Paul Mendes, who served in Vietnam as a Marine, was a Provincetown police officer from 1970 to 2000. Since 1995, he has done business cleaning out houses, basements, attics and yards, preparing properties for sale or disposition. Victoria Mendes’s father, Joseph Andrews, was one of the town’s leading boatwrights. With that heritage, and a native interest in town history, Mendes has collected anchors and chains, mooring buoys, bollards, cannons, ship’s wheels, portholes, lobster traps and at least one yard arm.
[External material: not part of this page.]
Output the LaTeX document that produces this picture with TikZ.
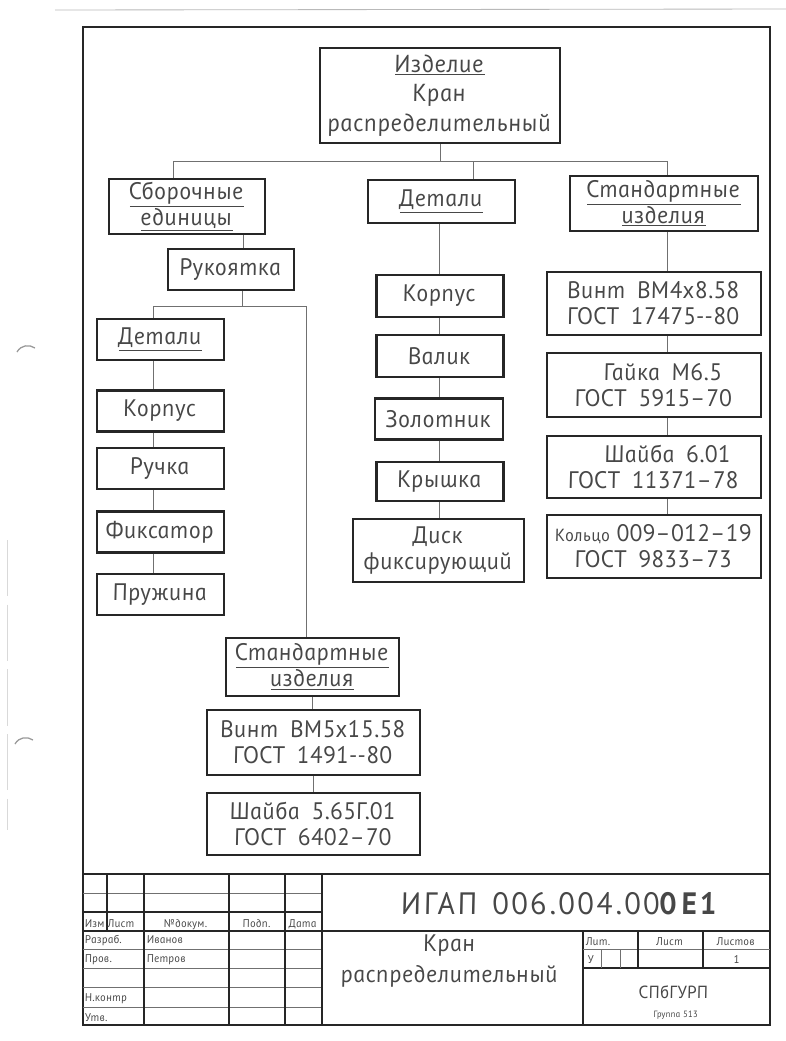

Plus one minor artistic masterpiece: a pair of bronze plaques designed and fabricated in 1947 by the sculptor William Boogar (1893-1958) as part of a new landscaped setting for the Pilgrims’ first landing marker, near the foot of the West End Breakwater. Each plaque was topped with a winged cherub under which were inscribed two lines from the final verse of the poem Landing of the Pilgrim Fathers by Felicia Hemans: “Ay, call it holy ground, / The soil where first they trode. / They have left unstained, what there they found — / Freedom to worship God.”
When the landscaped area was demolished in the mid-1950s to make way for the expansion of the Provincetown Inn, the plaques seem to have disappeared from view — and from public consciousness. In his 2004 anecdotal history of Provincetown, Looking Back, Clive Driver said they couldn’t be accounted for. It turned out, however, that Mendes had salvaged them from one of the houses he was paid to clean out. (He won’t say whose.) Though he had no idea exactly what they were, he could plainly see they had artistic value and — at the suggestion of his uncle, John Corea — he mounted them alongside one of the anchors in his yard.
That’s where I found them in 2009 when I was walking along Captain Bertie’s Way, taking pictures for Building Provincetown. I recognized the plaques almost instantly because Driver had described them in detail. To say that I was astonished is an understatement. When Mendes and I met in person in 2010 to talk about working together on Building Provincetown (over flippers and linguiça at Michael Shay’s), the subject of the Boogar plaques came up. He quickly resolved to donate them to the Pilgrim Monument and Provincetown Museum and, good as his word, turned them over in person to the director, James R. Bakker, just two weeks later; an event chronicled in The Banner and its associated Web site, Wicked Local. (“Photo Gallery: Pieces of Provincetown’s History Rediscovered,” The Banner/Wicked Local, 15 October 2010.)
So the Mendes yard is a little bit emptier these days, but still worth a visit for anyone who cares about the town’s seagoing past.